Encoder	Strength	Token Limit
CLIP-L	General visual concepts	77
CLIP-G	Larger capacity	77
T5-XXL	Long text, complex relationships	512

T5 addition significantly improved long prompt and complex relationship understanding.

FLUX's Text Processing

FLUX simplifies:

CLIP-L + T5-XXL combination
More reliance on T5 (leveraging longer context)

6. VAE Improvements

SD3's 16-Channel VAE

Previous SD 1.x/2.x: 4-channel latent

SD3/FLUX: 16-channel latent

python

# SD 1.x/2.x
latent = vae.encode(image)  # (B, 4, H/8, W/8)

# SD3/FLUX
latent = vae.encode(image)  # (B, 16, H/8, W/8)

Advantages:

More information preserved
Better fine detail reconstruction
Improved text rendering quality

Disadvantages:

Increased memory usage
Higher computation

7. Practical Usage Examples

Using SD3 with Diffusers

python

from diffusers import StableDiffusion3Pipeline
import torch

pipe = StableDiffusion3Pipeline.from_pretrained(
    "stabilityai/stable-diffusion-3-medium",
    torch_dtype=torch.float16
)
pipe = pipe.to("cuda")

image = pipe(
    prompt="A cat holding a sign that says 'Hello World'",
    num_inference_steps=28,
    guidance_scale=7.0,
).images[0]

Using FLUX with Diffusers

python

from diffusers import FluxPipeline
import torch

# FLUX.1-schnell (fast version)
pipe = FluxPipeline.from_pretrained(
    "black-forest-labs/FLUX.1-schnell",
    torch_dtype=torch.bfloat16
)
pipe = pipe.to("cuda")

image = pipe(
    prompt="A cat holding a sign that says 'Hello World'",
    num_inference_steps=4,  # Only 4 steps!
    guidance_scale=0.0,     # No CFG needed
).images[0]

Memory Optimization

python

# CPU offload
pipe.enable_model_cpu_offload()

# Attention slicing
pipe.enable_attention_slicing()

# VAE tiling (for high resolution)
pipe.enable_vae_tiling()

8. Performance Comparison

Text Rendering Capability

SD3/FLUX's biggest improvement: Accurate text rendering in images

Model	"Hello World" Accuracy
SD 1.5	~10%
SD 2.1	~20%
SDXL	~40%
SD3	~80%
FLUX	~90%

Prompt Following

Complex prompt test: "A red cube on top of a blue sphere, with a green pyramid to the left"

Model	Accuracy
SDXL	Medium
SD3	High
FLUX	Very High

Generation Speed (A100)

Model	Steps	Time
SDXL	30	~3s
SD3	28	~4s
FLUX-dev	20	~5s
FLUX-schnell	4	~1s

9. Limitations and Considerations

Memory Requirements

Model	VRAM (fp16)
SDXL	~8GB
SD3-medium	~12GB
FLUX-dev	~24GB
FLUX-schnell	~12GB

Licensing

SD3: Stability AI Community License (commercial restrictions)
FLUX.1-dev: Research/development (commercial restrictions)
FLUX.1-schnell: Apache 2.0 (commercial use allowed)

Known Issues

Human anatomy: Still errors with fingers, etc.
Text consistency: Occasional errors with long text
Style diversity: May be biased toward certain styles

Conclusion

Property	SD 1.x/2.x	SDXL	SD3	FLUX
Architecture	U-Net	U-Net	MMDiT	MMDiT
Text-Image	Cross-attn	Cross-attn	Joint-attn	Joint-attn
Flow	DDPM	DDPM	Rectified	Rectified
Text Rendering	Poor	Fair	Good	Excellent
Minimum Steps	20+	20+	20+	4

SD3 and FLUX demonstrate the paradigm shift from U-Net to Transformer, from DDPM to Rectified Flow.

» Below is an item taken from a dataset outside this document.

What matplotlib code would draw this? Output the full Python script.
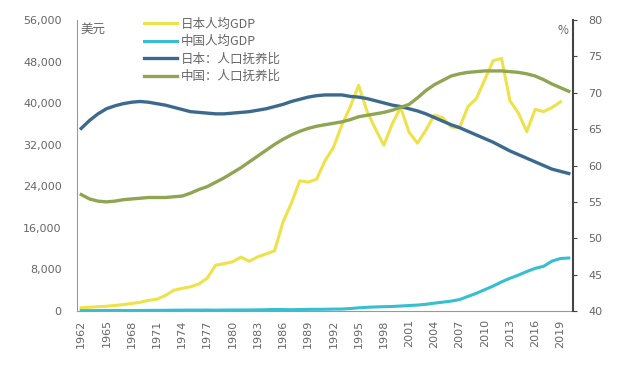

MMDiT's bidirectional attention significantly improves text-image alignment, and Rectified Flow enables fast generation.

References

Esser, P., et al. "Scaling Rectified Flow Transformers for High-Resolution Image Synthesis" (SD3 Paper, 2024)
Black Forest Labs. "FLUX.1 Technical Report" (2024)
Peebles, W. & Xie, S. "Scalable Diffusion Models with Transformers" (DiT, 2023)
Liu, X., et al. "Flow Straight and Fast: Learning to Generate and Transfer Data with Rectified Flow" (2023)